**REQUEST:**
Reproduce, please, the span of lines beginning at the line with "Rebuild this chart" and ending at the line with "of Hedge Funds", inclusive, minus any pictures.

**INPUT ROWS:**
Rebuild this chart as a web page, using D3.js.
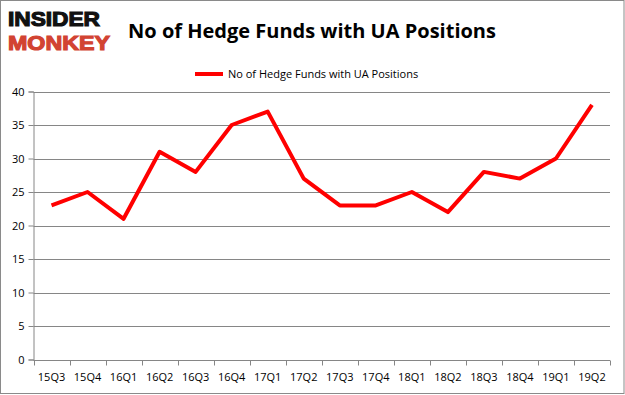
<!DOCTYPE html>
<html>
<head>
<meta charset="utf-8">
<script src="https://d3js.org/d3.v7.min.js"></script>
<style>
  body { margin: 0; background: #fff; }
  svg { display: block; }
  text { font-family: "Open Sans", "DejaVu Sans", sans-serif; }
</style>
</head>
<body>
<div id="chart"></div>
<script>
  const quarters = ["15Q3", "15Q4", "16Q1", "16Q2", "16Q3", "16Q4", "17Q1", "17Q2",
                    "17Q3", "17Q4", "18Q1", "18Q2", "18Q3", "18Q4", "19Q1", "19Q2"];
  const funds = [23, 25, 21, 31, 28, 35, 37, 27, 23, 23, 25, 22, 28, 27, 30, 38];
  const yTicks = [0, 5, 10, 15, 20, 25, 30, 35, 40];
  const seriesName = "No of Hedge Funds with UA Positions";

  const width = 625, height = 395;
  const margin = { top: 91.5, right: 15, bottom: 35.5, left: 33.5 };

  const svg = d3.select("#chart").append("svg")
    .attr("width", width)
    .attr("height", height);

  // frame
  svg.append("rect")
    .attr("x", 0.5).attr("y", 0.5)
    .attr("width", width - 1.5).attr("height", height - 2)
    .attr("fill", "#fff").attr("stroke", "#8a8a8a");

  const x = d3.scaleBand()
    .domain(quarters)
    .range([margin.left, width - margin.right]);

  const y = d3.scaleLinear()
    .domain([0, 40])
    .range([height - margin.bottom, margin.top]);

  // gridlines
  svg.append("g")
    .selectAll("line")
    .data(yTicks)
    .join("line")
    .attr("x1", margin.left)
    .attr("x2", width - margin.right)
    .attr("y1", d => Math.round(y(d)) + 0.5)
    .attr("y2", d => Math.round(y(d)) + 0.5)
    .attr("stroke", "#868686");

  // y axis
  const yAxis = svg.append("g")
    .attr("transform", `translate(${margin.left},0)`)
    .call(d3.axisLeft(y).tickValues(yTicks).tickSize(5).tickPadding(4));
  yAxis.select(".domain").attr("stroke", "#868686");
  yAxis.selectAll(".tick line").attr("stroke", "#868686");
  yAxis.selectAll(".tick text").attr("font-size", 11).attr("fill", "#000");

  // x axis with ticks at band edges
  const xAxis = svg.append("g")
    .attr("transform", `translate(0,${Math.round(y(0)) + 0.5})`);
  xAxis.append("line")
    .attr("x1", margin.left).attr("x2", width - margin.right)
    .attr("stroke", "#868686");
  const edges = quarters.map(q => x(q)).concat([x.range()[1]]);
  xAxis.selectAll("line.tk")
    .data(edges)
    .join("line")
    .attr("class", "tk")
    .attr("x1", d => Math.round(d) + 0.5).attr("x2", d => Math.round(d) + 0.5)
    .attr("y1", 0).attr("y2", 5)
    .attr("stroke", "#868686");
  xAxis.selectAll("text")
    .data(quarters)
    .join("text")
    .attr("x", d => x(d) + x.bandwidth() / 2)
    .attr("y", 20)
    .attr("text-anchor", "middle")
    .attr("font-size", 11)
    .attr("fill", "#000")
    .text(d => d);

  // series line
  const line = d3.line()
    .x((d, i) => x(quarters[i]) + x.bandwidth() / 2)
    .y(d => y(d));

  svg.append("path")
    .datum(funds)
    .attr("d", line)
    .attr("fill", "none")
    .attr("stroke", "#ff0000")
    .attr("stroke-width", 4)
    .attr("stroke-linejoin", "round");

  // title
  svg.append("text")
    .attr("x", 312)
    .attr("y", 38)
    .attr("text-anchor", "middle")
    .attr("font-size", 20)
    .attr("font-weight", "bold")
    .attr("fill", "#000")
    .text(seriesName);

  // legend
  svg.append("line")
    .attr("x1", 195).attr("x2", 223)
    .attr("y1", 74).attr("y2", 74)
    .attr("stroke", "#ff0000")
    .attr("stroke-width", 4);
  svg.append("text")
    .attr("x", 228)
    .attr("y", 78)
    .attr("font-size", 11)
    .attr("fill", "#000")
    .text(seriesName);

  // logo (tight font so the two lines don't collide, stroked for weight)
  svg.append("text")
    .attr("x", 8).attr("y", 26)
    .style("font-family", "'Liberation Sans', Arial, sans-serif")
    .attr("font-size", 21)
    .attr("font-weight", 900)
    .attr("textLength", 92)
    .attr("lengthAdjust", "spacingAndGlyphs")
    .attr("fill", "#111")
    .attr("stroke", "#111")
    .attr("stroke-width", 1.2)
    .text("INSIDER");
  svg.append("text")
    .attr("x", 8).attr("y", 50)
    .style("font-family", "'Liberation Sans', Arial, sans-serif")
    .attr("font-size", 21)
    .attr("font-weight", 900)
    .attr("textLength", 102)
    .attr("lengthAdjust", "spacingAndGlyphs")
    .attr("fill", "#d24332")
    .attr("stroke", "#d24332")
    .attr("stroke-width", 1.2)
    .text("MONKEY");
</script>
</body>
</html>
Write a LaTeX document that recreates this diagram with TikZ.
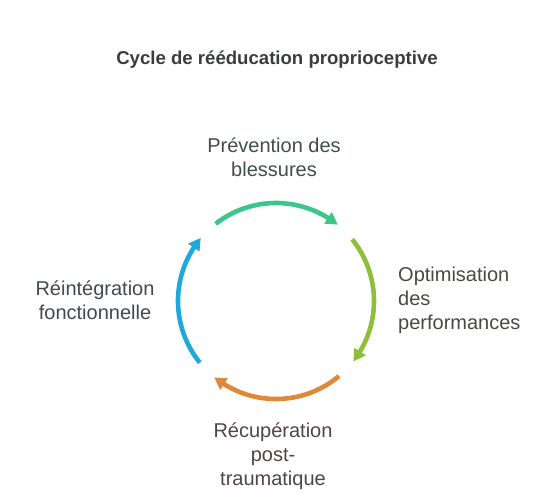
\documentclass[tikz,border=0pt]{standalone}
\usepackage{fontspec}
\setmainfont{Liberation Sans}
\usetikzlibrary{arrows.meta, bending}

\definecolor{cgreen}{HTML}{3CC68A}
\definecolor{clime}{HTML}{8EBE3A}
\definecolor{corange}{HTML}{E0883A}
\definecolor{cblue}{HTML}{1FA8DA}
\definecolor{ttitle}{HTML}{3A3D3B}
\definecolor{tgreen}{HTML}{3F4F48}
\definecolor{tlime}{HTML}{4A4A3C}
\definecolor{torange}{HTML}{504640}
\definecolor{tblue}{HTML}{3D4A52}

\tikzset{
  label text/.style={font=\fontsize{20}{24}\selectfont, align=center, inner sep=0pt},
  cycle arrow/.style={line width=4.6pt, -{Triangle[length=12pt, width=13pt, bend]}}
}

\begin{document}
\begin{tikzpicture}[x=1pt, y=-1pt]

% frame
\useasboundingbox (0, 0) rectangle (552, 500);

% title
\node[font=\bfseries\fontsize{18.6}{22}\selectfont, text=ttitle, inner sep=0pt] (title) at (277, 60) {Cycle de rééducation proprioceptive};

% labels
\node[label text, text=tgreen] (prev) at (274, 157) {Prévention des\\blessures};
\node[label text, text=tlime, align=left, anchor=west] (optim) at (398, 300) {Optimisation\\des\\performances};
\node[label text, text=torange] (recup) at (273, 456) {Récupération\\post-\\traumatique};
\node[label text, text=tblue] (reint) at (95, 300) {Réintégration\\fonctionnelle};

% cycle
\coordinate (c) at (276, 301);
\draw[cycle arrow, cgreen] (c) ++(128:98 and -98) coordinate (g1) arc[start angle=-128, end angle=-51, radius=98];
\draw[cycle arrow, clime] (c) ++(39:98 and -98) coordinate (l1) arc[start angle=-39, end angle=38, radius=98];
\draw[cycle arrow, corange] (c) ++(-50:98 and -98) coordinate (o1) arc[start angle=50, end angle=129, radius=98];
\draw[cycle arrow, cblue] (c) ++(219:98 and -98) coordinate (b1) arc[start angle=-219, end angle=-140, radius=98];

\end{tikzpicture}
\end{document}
---
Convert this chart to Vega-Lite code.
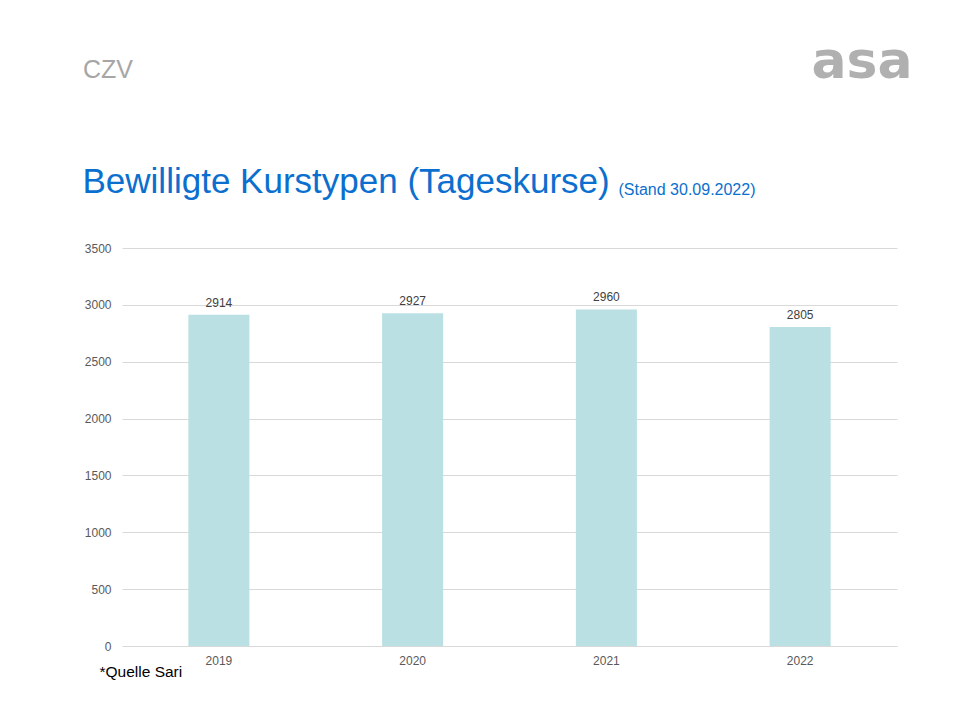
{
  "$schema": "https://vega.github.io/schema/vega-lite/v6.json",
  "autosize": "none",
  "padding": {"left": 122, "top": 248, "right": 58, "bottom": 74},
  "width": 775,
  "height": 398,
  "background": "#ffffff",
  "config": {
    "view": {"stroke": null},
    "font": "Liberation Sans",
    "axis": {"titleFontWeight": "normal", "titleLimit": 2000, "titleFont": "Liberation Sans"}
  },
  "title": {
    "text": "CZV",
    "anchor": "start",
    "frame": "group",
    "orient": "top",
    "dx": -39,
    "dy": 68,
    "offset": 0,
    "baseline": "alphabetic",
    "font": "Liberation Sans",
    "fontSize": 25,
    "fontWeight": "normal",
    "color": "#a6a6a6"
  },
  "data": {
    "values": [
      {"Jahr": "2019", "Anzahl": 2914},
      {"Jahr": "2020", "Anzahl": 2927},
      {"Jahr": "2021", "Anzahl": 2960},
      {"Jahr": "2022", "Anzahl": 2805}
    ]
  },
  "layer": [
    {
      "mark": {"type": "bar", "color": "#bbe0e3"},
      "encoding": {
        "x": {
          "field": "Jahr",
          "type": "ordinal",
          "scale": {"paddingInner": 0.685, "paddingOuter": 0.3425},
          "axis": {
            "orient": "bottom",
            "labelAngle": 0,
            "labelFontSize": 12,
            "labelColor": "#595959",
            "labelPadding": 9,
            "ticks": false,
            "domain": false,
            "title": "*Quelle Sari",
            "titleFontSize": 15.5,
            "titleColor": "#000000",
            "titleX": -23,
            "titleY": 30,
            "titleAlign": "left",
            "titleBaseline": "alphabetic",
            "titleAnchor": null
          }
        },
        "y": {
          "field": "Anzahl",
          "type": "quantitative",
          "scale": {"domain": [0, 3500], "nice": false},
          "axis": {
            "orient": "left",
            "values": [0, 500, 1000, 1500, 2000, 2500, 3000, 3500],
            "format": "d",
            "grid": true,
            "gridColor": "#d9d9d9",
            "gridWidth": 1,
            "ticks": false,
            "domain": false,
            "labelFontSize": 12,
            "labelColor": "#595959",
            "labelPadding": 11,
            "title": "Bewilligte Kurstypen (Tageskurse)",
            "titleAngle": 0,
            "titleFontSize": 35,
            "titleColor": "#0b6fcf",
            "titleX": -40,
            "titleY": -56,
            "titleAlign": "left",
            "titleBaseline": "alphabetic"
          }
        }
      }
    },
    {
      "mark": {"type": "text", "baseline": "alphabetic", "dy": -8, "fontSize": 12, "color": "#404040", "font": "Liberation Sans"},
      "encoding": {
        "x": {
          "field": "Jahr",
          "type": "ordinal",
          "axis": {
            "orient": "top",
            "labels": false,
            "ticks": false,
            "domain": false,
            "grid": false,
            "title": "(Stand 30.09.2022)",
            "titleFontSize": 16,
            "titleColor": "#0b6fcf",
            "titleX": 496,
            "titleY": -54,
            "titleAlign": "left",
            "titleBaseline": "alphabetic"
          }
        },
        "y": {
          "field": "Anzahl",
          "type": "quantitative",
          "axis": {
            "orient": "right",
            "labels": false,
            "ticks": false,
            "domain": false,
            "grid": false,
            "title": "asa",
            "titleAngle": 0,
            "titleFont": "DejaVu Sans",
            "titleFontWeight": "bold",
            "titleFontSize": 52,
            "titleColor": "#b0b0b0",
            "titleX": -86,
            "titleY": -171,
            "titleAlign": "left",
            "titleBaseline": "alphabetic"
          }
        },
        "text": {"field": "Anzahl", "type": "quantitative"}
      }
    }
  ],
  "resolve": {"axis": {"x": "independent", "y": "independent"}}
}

**FINISHED TASK:**
Rebuild this chart as a web page, using D3.js.
<!DOCTYPE html>
<html>
<head>
<meta charset="utf-8">
<script src="https://d3js.org/d3.v7.min.js"></script>
<style>
  body { margin: 0; background: #fff; }
  svg { display: block; }
  text { font-family: "Open Sans", "DejaVu Sans", sans-serif; }
</style>
</head>
<body>
<div id="chart"></div>
<script>
  const quarters = ["15Q3", "15Q4", "16Q1", "16Q2", "16Q3", "16Q4", "17Q1", "17Q2",
                    "17Q3", "17Q4", "18Q1", "18Q2", "18Q3", "18Q4", "19Q1", "19Q2"];
  const funds = [23, 25, 21, 31, 28, 35, 37, 27, 23, 23, 25, 22, 28, 27, 30, 38];
  const yTicks = [0, 5, 10, 15, 20, 25, 30, 35, 40];
  const seriesName = "No of Hedge Funds with UA Positions";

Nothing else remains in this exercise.